GIVEN EXERCISE: Copy out each line exactly; pictures stay out of the copy.
+++
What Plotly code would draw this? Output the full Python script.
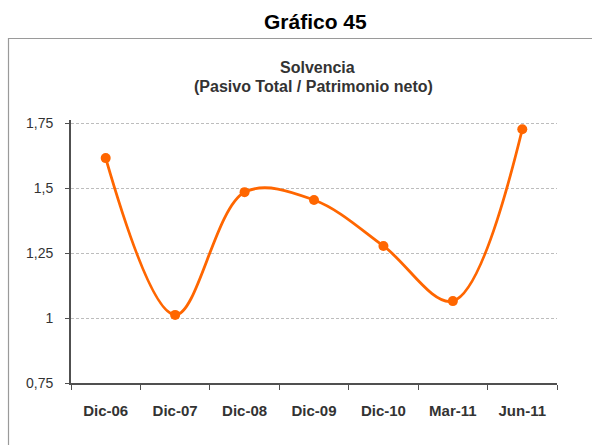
import plotly.graph_objects as go

# Solvency ratio (total liabilities / net equity)
periods = ["Dic-06", "Dic-07", "Dic-08", "Dic-09", "Dic-10", "Mar-11", "Jun-11"]
solvencia = [1.615, 1.012, 1.484, 1.454, 1.277, 1.065, 1.726]

y_tickvals = [0.75, 1.0, 1.25, 1.5, 1.75]
y_ticktext = ["0,75", "1", "1,25", "1,5", "1,75"]

W, H = 592, 445
font_family = "Liberation Sans, Arial, sans-serif"
orange = "#FF6600"
axis_color = "#505050"

# plot area in pixels
px_left, px_right = 71, 557
y_lo, y_hi = 0.75, 1.76
px_bottom = 383
px_per_unit = 260
px_top = px_bottom - (y_hi - y_lo) * px_per_unit

fig = go.Figure()
fig.add_trace(go.Scatter(
    x=periods,
    y=solvencia,
    mode="lines+markers",
    line=dict(color=orange, width=2.8, shape="spline", smoothing=1.0),
    marker=dict(color=orange, size=10),
    showlegend=False,
))

fig.update_layout(
    width=W,
    height=H,
    autosize=False,
    margin=dict(l=0, r=0, t=0, b=0, pad=0, autoexpand=False),
    paper_bgcolor="white",
    plot_bgcolor="white",
    font=dict(family=font_family, color="#333333"),
    separators=",.",
    xaxis=dict(
        domain=[px_left / W, px_right / W],
        range=[-0.5, 6.5],
        automargin=False,
        showgrid=False,
        showline=True,
        linecolor=axis_color,
        linewidth=1.8,
        ticks="outside",
        tickson="boundaries",
        ticklen=5,
        tickwidth=1.2,
        tickcolor=axis_color,
        tickfont=dict(size=15, color="#333333", family=font_family, weight="bold"),
        ticklabelstandoff=13,
        fixedrange=True,
    ),
    yaxis=dict(
        domain=[1 - px_bottom / H, 1 - px_top / H],
        range=[y_lo, y_hi],
        automargin=False,
        tickvals=y_tickvals,
        ticktext=y_ticktext,
        showgrid=True,
        gridcolor="#BDBDBD",
        griddash="3px,2px",
        gridwidth=1,
        zeroline=False,
        showline=True,
        linecolor=axis_color,
        linewidth=1.8,
        ticks="outside",
        ticklen=4,
        tickwidth=1.2,
        tickcolor=axis_color,
        tickfont=dict(size=14, color="#333333", family=font_family),
        ticklabelstandoff=9,
        fixedrange=True,
    ),
    shapes=[
        dict(
            type="rect", xref="paper", yref="paper",
            x0=8.5 / W, x1=1.05, y0=-0.05, y1=1 - 38.5 / H,
            line=dict(color="#9A9A9A", width=1.2),
            layer="below",
        )
    ],
    annotations=[
        dict(
            text="<b>Gráfico 45</b>", xref="paper", yref="paper",
            x=315 / W, y=1 - 22 / H, xanchor="center", yanchor="middle",
            showarrow=False, font=dict(size=21, color="#000000", family=font_family),
        ),
        dict(
            text="<b>Solvencia</b>",
            xref="paper", yref="paper",
            x=317 / W, y=1 - 67 / H, xanchor="center", yanchor="middle",
            showarrow=False,
            font=dict(size=16, color="#333333", family=font_family),
        ),
        dict(
            text="<b>(Pasivo Total / Patrimonio neto)</b>",
            xref="paper", yref="paper",
            x=313 / W, y=1 - 86 / H, xanchor="center", yanchor="middle",
            showarrow=False,
            font=dict(size=16, color="#333333", family=font_family),
        ),
    ],
)

fig.write_html("out.html")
+++
ANSWER TO THIS PROBLEM:
What Plotly code would draw this? Output the full Python script.
import plotly.graph_objects as go

# Solvency ratio (total liabilities / net equity)
periods = ["Dic-06", "Dic-07", "Dic-08", "Dic-09", "Dic-10", "Mar-11", "Jun-11"]
solvencia = [1.615, 1.012, 1.484, 1.454, 1.277, 1.065, 1.726]

y_tickvals = [0.75, 1.0, 1.25, 1.5, 1.75]
y_ticktext = ["0,75", "1", "1,25", "1,5", "1,75"]

W, H = 592, 445
font_family = "Liberation Sans, Arial, sans-serif"
orange = "#FF6600"
axis_color = "#505050"

# plot area in pixels
px_left, px_right = 71, 557
y_lo, y_hi = 0.75, 1.76
px_bottom = 383
px_per_unit = 260
px_top = px_bottom - (y_hi - y_lo) * px_per_unit

fig = go.Figure()
fig.add_trace(go.Scatter(
    x=periods,
    y=solvencia,
    mode="lines+markers",
    line=dict(color=orange, width=2.8, shape="spline", smoothing=1.0),
    marker=dict(color=orange, size=10),
    showlegend=False,
))

fig.update_layout(
    width=W,
    height=H,
    autosize=False,
    margin=dict(l=0, r=0, t=0, b=0, pad=0, autoexpand=False),
    paper_bgcolor="white",
    plot_bgcolor="white",
    font=dict(family=font_family, color="#333333"),
    separators=",.",
    xaxis=dict(
        domain=[px_left / W, px_right / W],
        range=[-0.5, 6.5],
        automargin=False,
        showgrid=False,
        showline=True,
        linecolor=axis_color,
        linewidth=1.8,
        ticks="outside",
        tickson="boundaries",
        ticklen=5,
        tickwidth=1.2,
        tickcolor=axis_color,
        tickfont=dict(size=15, color="#333333", family=font_family, weight="bold"),
        ticklabelstandoff=13,
        fixedrange=True,
    ),
    yaxis=dict(
        domain=[1 - px_bottom / H, 1 - px_top / H],
        range=[y_lo, y_hi],
        automargin=False,
        tickvals=y_tickvals,
        ticktext=y_ticktext,
        showgrid=True,
        gridcolor="#BDBDBD",
        griddash="3px,2px",
        gridwidth=1,
        zeroline=False,
        showline=True,
        linecolor=axis_color,
        linewidth=1.8,
        ticks="outside",
        ticklen=4,
        tickwidth=1.2,
        tickcolor=axis_color,
        tickfont=dict(size=14, color="#333333", family=font_family),
        ticklabelstandoff=9,
        fixedrange=True,
    ),
    shapes=[
        dict(
            type="rect", xref="paper", yref="paper",
            x0=8.5 / W, x1=1.05, y0=-0.05, y1=1 - 38.5 / H,
            line=dict(color="#9A9A9A", width=1.2),
            layer="below",
        )
    ],
    annotations=[
        dict(
            text="<b>Gráfico 45</b>", xref="paper", yref="paper",
            x=315 / W, y=1 - 22 / H, xanchor="center", yanchor="middle",
            showarrow=False, font=dict(size=21, color="#000000", family=font_family),
        ),
        dict(
            text="<b>Solvencia</b>",
            xref="paper", yref="paper",
            x=317 / W, y=1 - 67 / H, xanchor="center", yanchor="middle",
            showarrow=False,
            font=dict(size=16, color="#333333", family=font_family),
        ),
        dict(
            text="<b>(Pasivo Total / Patrimonio neto)</b>",
            xref="paper", yref="paper",
            x=313 / W, y=1 - 86 / H, xanchor="center", yanchor="middle",
            showarrow=False,
            font=dict(size=16, color="#333333", family=font_family),
        ),
    ],
)

fig.write_html("out.html")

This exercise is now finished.